**Source material**.
========

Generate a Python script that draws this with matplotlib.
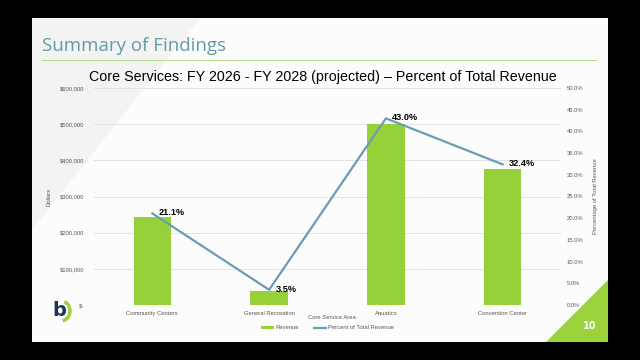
import numpy as np
import matplotlib.pyplot as plt
from matplotlib.patches import Rectangle, Polygon, Arc

categories = ["Community Centers", "General Recreation", "Aquatics", "Convention Center"]
revenue = [244000, 40000, 500000, 376000]
percent = [21.1, 3.5, 43.0, 32.4]

dollar_ticks = [0, 100000, 200000, 300000, 400000, 500000, 600000]
dollar_labels = ["$-", "$100,000", "$200,000", "$300,000", "$400,000", "$500,000", "$600,000"]
pct_ticks = [0, 5, 10, 15, 20, 25, 30, 35, 40, 45, 50]

bar_color = "#96d13a"
line_color = "#6a9db3"
tick_color = "#595959"

fig = plt.figure(figsize=(6.4, 3.6), dpi=100, facecolor="black")

# slide background drawn in pixel coordinates
bg = fig.add_axes([0, 0, 1, 1], zorder=0)
bg.set_xlim(0, 640)
bg.set_ylim(360, 0)
bg.axis("off")
bg.add_patch(Rectangle((32, 18), 576, 324, facecolor="#fcfcfc", edgecolor="none"))
bg.add_patch(Polygon([(32, 18), (200, 18), (32, 230)], facecolor="#f3f3f3", edgecolor="none"))
bg.add_patch(Polygon([(608, 280), (608, 342), (546, 342)], facecolor="#9bd13a", edgecolor="none"))
bg.text(590, 326, "10", color="white", fontsize=7, fontweight="bold", ha="center", va="center")
bg.text(42, 46, "Summary of Findings", color="#5f9ea6", fontsize=13.5, family="Open Sans",
        ha="left", va="center")
bg.plot([42, 596], [60, 60], color="#b9dc8e", lw=0.8)
bg.text(59, 311, "b", color="#1d3557", fontsize=14, fontweight="bold", ha="center", va="center",
        family="DejaVu Sans")
bg.add_patch(Arc((61, 311), 18, 20, theta1=-70, theta2=80, color="#9bd13a", lw=2.5))
bg.text(323, 77, "Core Services: FY 2026 - FY 2028 (projected) \u2013 Percent of Total Revenue",
        fontsize=10.3, family="Liberation Sans", ha="center", va="center", color="black")

ax = fig.add_axes([94 / 640, 1 - 305 / 360, 467 / 640, 217 / 360], zorder=1)
ax.patch.set_visible(False)
x = np.arange(len(categories))
bars = ax.bar(x, revenue, width=0.32, color=bar_color, label="Revenue", zorder=2)
ax.set_xlim(-0.5, 3.5)
ax.set_ylim(0, 600000)
ax.set_yticks(dollar_ticks)
ax.set_yticklabels(dollar_labels)
ax.set_xticks(x)
ax.set_xticklabels(categories)
ax.grid(axis="y", color="#e2e2e2", lw=0.7, zorder=0)
ax.set_axisbelow(True)
for s in ax.spines.values():
    s.set_visible(False)
ax.tick_params(length=0, labelsize=4.2, colors=tick_color, labelfontfamily="Liberation Sans")
ax.tick_params(axis="y", pad=7)
ax.tick_params(axis="x", pad=4)
ax.set_ylabel("Dollars", fontsize=4.2, color=tick_color, family="Liberation Sans", labelpad=6)
ax.set_xlabel("Core Service Area", fontsize=4.2, color=tick_color, family="Liberation Sans")
ax.xaxis.set_label_coords(0.51, -0.045)

ax2 = ax.twinx()
ax2.patch.set_visible(False)
line, = ax2.plot(x, percent, color=line_color, lw=1.6, label="Percent of Total Revenue", zorder=3)
ax2.set_ylim(0, 50)
ax2.set_yticks(pct_ticks)
ax2.set_yticklabels([f"{t:.1f}%" for t in pct_ticks])
for s in ax2.spines.values():
    s.set_visible(False)
ax2.tick_params(length=0, labelsize=4.2, colors=tick_color, pad=4,
                labelfontfamily="Liberation Sans")
ax2.set_ylabel("Percentage of Total Revenue", fontsize=4.2, color=tick_color,
               family="Liberation Sans", labelpad=7)
for xi, p in zip(x, percent):
    ax2.annotate(f"{p:.1f}%", (xi, p), xytext=(4.5, 0.5), textcoords="offset points",
                 fontsize=6.6, fontweight="bold", family="Liberation Sans", va="center", ha="left")

leg = ax.legend([bars, line], ["Revenue", "Percent of Total Revenue"], loc="upper center",
                bbox_to_anchor=(0.5, -0.07), ncol=2, frameon=False,
                prop={"family": "Liberation Sans", "size": 4.2}, handlelength=2.2,
                handleheight=0.5, columnspacing=2.5, handletextpad=0.3)
for t in leg.get_texts():
    t.set_color(tick_color)

fig.savefig("out.png", dpi=100, facecolor="black")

========

Would you reproduce the lines above, from the very first through the line containing "percent = [21.1, 3.5, 43.0, 32.4]", exactly and without the pictures?

**Output of the task**.
Generate a Python script that draws this with matplotlib.
import numpy as np
import matplotlib.pyplot as plt
from matplotlib.patches import Rectangle, Polygon, Arc

categories = ["Community Centers", "General Recreation", "Aquatics", "Convention Center"]
revenue = [244000, 40000, 500000, 376000]
percent = [21.1, 3.5, 43.0, 32.4]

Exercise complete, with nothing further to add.